Note that as of torch version 2.2, a warning "enable_nested_tensor is True" will be printed. This flag was not available in the torch version used to train the model, and it should be safe to ignore the warning.

Generating signal peptides

The script generate_sequences.py can generate signal peptides using top-p sampling for a given mature protein sequence and host organism.

This example generates 1000 SPs for a Xylanase in Bacillus subtilis (1423).

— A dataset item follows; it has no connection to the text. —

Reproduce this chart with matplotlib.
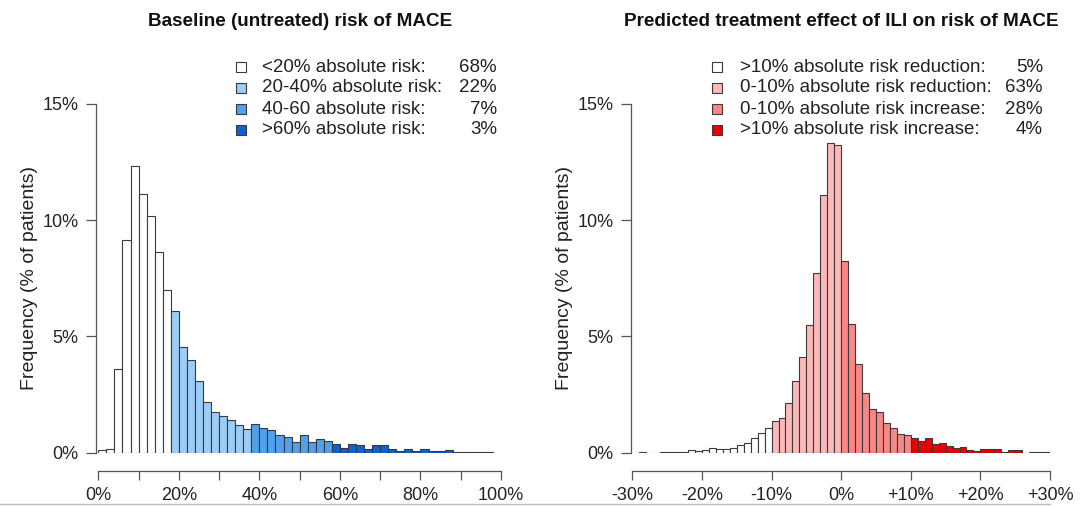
import matplotlib
matplotlib.use("Agg")
import matplotlib.pyplot as plt
from matplotlib.patches import Rectangle
from matplotlib.lines import Line2D
import numpy as np

plt.rcParams['font.family'] = ['Liberation Sans', 'DejaVu Sans']

# ---------------- data ----------------
# Left: baseline risk histogram, 2%-wide bins starting at 0%
base_bin_width = 2
base_freq = [0.10, 0.14, 3.58, 9.14, 12.35, 11.13, 10.17, 8.62, 6.99,
             6.09, 4.54, 4.00, 3.08, 2.18, 1.76, 1.58, 1.40, 1.20, 1.00,
             1.21, 1.07, 0.95, 0.77, 0.68, 0.47, 0.74, 0.47, 0.59, 0.50,
             0.37, 0.21, 0.37, 0.34, 0.17, 0.32, 0.32, 0.14, 0.06, 0.14,
             0.06, 0.14, 0.06, 0.06, 0.10, 0.01, 0.03, 0.03, 0.01, 0.01]
# colour group of each bin (0 white, 1 light, 2 medium, 3 dark)
base_group_starts = [0, 9, 19, 29]
base_colors = ['#ffffff', '#9dcdf6', '#52a0ec', '#0a62d6']
base_legend = ['<20% absolute risk:', '20-40% absolute risk:',
               '40-60 absolute risk:', '>60% absolute risk:']
base_legend_pct = ['68%', '22%', '7%', '3%']

# Right: predicted treatment effect, 1%-wide bins from -30% to +30%
eff_bin_start = -30
eff_bin_width = 1
eff_freq = [0.00, 0.04, 0.00, 0.00, 0.03, 0.03, 0.03, 0.03, 0.11, 0.07,
            0.10, 0.19, 0.17, 0.17, 0.21, 0.34, 0.43, 0.62, 0.86, 1.06,
            1.34, 1.50, 2.15, 3.08, 4.12, 5.47, 7.73, 11.07, 13.30, 13.23,
            8.23, 5.54, 3.83, 2.58, 1.86, 1.75, 1.26, 1.07, 0.79, 0.74,
            0.64, 0.50, 0.62, 0.36, 0.40, 0.29, 0.19, 0.24, 0.10, 0.06,
            0.13, 0.16, 0.13, 0.03, 0.10, 0.10, 0.00, 0.02, 0.02, 0.03]
eff_group_bounds = [-10, 0, 10]
eff_colors = ['#ffffff', '#ffb8b8', '#fb8686', '#ee0000']
eff_legend = ['>10% absolute risk reduction:', '0-10% absolute risk reduction:',
              '0-10% absolute risk increase:', '>10% absolute risk increase:']
eff_legend_pct = ['5%', '63%', '28%', '4%']

yticks = [0, 5, 10, 15]
ytick_labels = ['0%', '5%', '10%', '15%']
base_xticks = list(range(0, 101, 10))
base_xtick_labels = ['0%', '', '20%', '', '40%', '', '60%', '', '80%', '', '100%']
eff_xticks = list(range(-30, 31, 10))
eff_xtick_labels = ['-30%', '-20%', '-10%', '0%', '+10%', '+20%', '+30%']

titles = ['Baseline (untreated) risk of MACE',
          'Predicted treatment effect of ILI on risk of MACE']
ylabel = 'Frequency (% of patients)'

# ---------------- layout ----------------
W, H = 1080, 507
fig = plt.figure(figsize=(W / 100, H / 100), dpi=100)
PT = 72 / 100  # points per pixel

def ax_rect(l, r, t, b):
    return [l / W, (H - b) / H, (r - l) / W, (b - t) / H]

def fx(x):
    return x / W

def fy(y):
    return (H - y) / H

axc = '#555555'
edge = '#3a3a3a'
txtc = '#222222'

ax1 = fig.add_axes(ax_rect(95.7, 501, 104, 452.5))
ax2 = fig.add_axes(ax_rect(630.5, 1050, 104, 452.5))

# left histogram
n1 = len(base_freq)
left1 = np.arange(n1) * base_bin_width
grp1 = np.searchsorted(base_group_starts, np.arange(n1), side='right') - 1
ax1.bar(left1, base_freq, width=base_bin_width, align='edge',
        color=[base_colors[g] for g in grp1], edgecolor=edge, linewidth=0.8)
ax1.set_xlim(-0.65, 100)

# right histogram
n2 = len(eff_freq)
left2 = eff_bin_start + np.arange(n2) * eff_bin_width
grp2 = np.searchsorted(eff_group_bounds, left2, side='right')
ax2.bar(left2, eff_freq, width=eff_bin_width, align='edge',
        color=[eff_colors[g] for g in grp2], edgecolor=edge, linewidth=0.8)
ax2.set_xlim(-30.26, 30)

for ax, xt, xl, lo, hi in [(ax1, base_xticks, base_xtick_labels, 0, 100),
                           (ax2, eff_xticks, eff_xtick_labels, -30, 30)]:
    ax.set_ylim(0, 15)
    for s in ['top', 'right']:
        ax.spines[s].set_visible(False)
    ax.spines['left'].set_bounds(0, 15)
    ax.spines['bottom'].set_position(('outward', 18 * PT))
    ax.spines['bottom'].set_bounds(lo, hi)
    for s in ['left', 'bottom']:
        ax.spines[s].set_color(axc)
        ax.spines[s].set_linewidth(0.9)
    ax.set_yticks(yticks)
    ax.set_yticklabels(ytick_labels)
    ax.set_xticks(xt)
    ax.set_xticklabels(xl)
    ax.tick_params(axis='y', length=10 * PT, width=0.9, color=axc, pad=7 * PT,
                   labelsize=13, labelcolor=txtc)
    ax.tick_params(axis='x', length=9 * PT, width=0.9, color=axc, pad=7 * PT,
                   labelsize=13, labelcolor=txtc)
    ax.set_ylabel(ylabel, fontsize=14, color=txtc, labelpad=3)

# titles
fig.text(fx(300), fy(22), titles[0], ha='center', va='center',
         fontsize=13.6, fontweight='bold', color='#111111')
fig.text(fx(841), fy(22), titles[1], ha='center', va='center',
         fontsize=13.6, fontweight='bold', color='#111111')

# legends
rows_y = [67, 88, 109, 130]
def legend(sq_x, txt_x, pct_x, labels, pcts, colors):
    for y, lab, pct, c in zip(rows_y, labels, pcts, colors):
        fig.add_artist(Rectangle((fx(sq_x - 5), fy(y + 5)), 10 / W, 10 / H,
                                 transform=fig.transFigure, facecolor=c,
                                 edgecolor=edge, linewidth=0.8))
        fig.text(fx(txt_x), fy(y), lab, ha='left', va='center',
                 fontsize=13.5, color=txtc)
        fig.text(fx(pct_x), fy(y), pct, ha='right', va='center',
                 fontsize=13.5, color=txtc)

legend(241, 262, 497, base_legend, base_legend_pct, base_colors)
legend(717, 740, 1043, eff_legend, eff_legend_pct, eff_colors)

# bottom frame line
fig.add_artist(Line2D([0, fx(1050)], [fy(504), fy(504)], transform=fig.transFigure,
                      color='#bbbbbb', linewidth=1.0))

fig.savefig('out.png', dpi=100)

python3 generate_sequences.py test_samples.csv --org_id 1423 --seq "GSRTITNNEMGNHSGYDYELWKDYGNTSMTLNNGGAFSAGWNNIGNALFRKGKKFDSTRTHHQLGNISINYNASFNPGGNSYLCVYGWTQSPLAEYYIVDSWGTYRPTGAYKGSFYADGGTYDIYETTRVNQPSIIGIATFKQYWSVRQTKRTSGTVSVSAHFRKWESLGMPIGKMYETAFTVEGYQSSGSANVMTNQLFIGN" --top_p 0.75

Benchmark data

SecretoGen was evaluated on a set of studies that experimentally evaluated the secretion efficiency of signal peptides. If you reuse the data, please cite the respective original works.

Grasso et al.

@article{doi:10.1021/acssynbio.2c00328,
author = {Grasso, Stefano and Dabene, Valentina and Hendriks, Margriet M. W. B. and Zwartjens, Priscilla and Pellaux, René and Held, Martin and Panke, Sven and van Dijl, Jan Maarten and Meyer, Andreas and van Rij, Tjeerd},
title = {Signal Peptide Efficiency: From High-Throughput Data to Prediction and Explanation},
journal = {ACS Synthetic Biology},
volume = {12},
number = {2},
pages = {390-404},
year = {2023},
doi = {10.1021/acssynbio.2c00328},
note ={PMID: 36649479},
URL = {https://doi.org/10.1021/acssynbio.2c00328},
eprint = { https://doi.org/10.1021/acssynbio.2c00328}
}

Wu et al.

@article{doi:10.1021/acssynbio.0c00219,
author = {Wu, Zachary and Yang, Kevin K. and Liszka, Michael J. and Lee, Alycia and Batzilla, Alina and Wernick, David and Weiner, David P. and Arnold, Frances H.},
title = {Signal Peptides Generated by Attention-Based Neural Networks},
journal = {ACS Synthetic Biology},
volume = {9},
number = {8},
pages = {2154-2161},
year = {2020},
doi = {10.1021/acssynbio.0c00219},
note ={PMID: 32649182},
URL = {https://doi.org/10.1021/acssynbio.0c00219},
eprint = {https://doi.org/10.1021/acssynbio.0c00219}
}

Xue et al.

@article{https://doi.org/10.1002/advs.202203433,
author = {Xue, Songlyu and Liu, Xiufang and Pan, Yuyang and Xiao, Chufan and Feng, Yunzi and Zheng, Lin and Zhao, Mouming and Huang, Mingtao},
title = {Comprehensive Analysis of Signal Peptides in Saccharomyces cerevisiae Reveals Features for Efficient Secretion},
journal = {Advanced Science},
volume = {10},
number = {2},
pages = {2203433},
doi = {https://doi.org/10.1002/advs.202203433},
url = {https://onlinelibrary.wiley.com/doi/abs/10.1002/advs.202203433},
eprint = {https://onlinelibrary.wiley.com/doi/pdf/10.1002/advs.202203433},
year = {2023}
}

Zhang et al.

@article{zhang_optimal_2016,
title = {Optimal secretion of alkali-tolerant xylanase in {Bacillus} subtilis by signal peptide screening},
volume = {100},
issn = {1432-0614},
url = {https://doi.org/10.1007/s00253-016-7615-4},
doi = {10.1007/s00253-016-7615-4},
language = {en},
number = {20},
urldate = {2022-11-22},
journal = {Applied Microbiology and Biotechnology},
author = {Zhang, Weiwei and Yang, Mingming and Yang, Yuedong and Zhan, Jian and Zhou, Yaoqi and Zhao, Xin},
month = oct,
year = {2016},
pages = {8745--8756},
}

Baseline methods

compute_perplexity_progen.py and compute_perplexity_spgen.py work on the same input format. For SPGen, you will have to edit the checkpoint paths on lines 23 to 26. Checkpoints were prepared by extracting the state dicts from the checkpoints in the original SPGen repository, so that loading the checkpoint files does no longer depend on the SPGen directory structure for dependencies.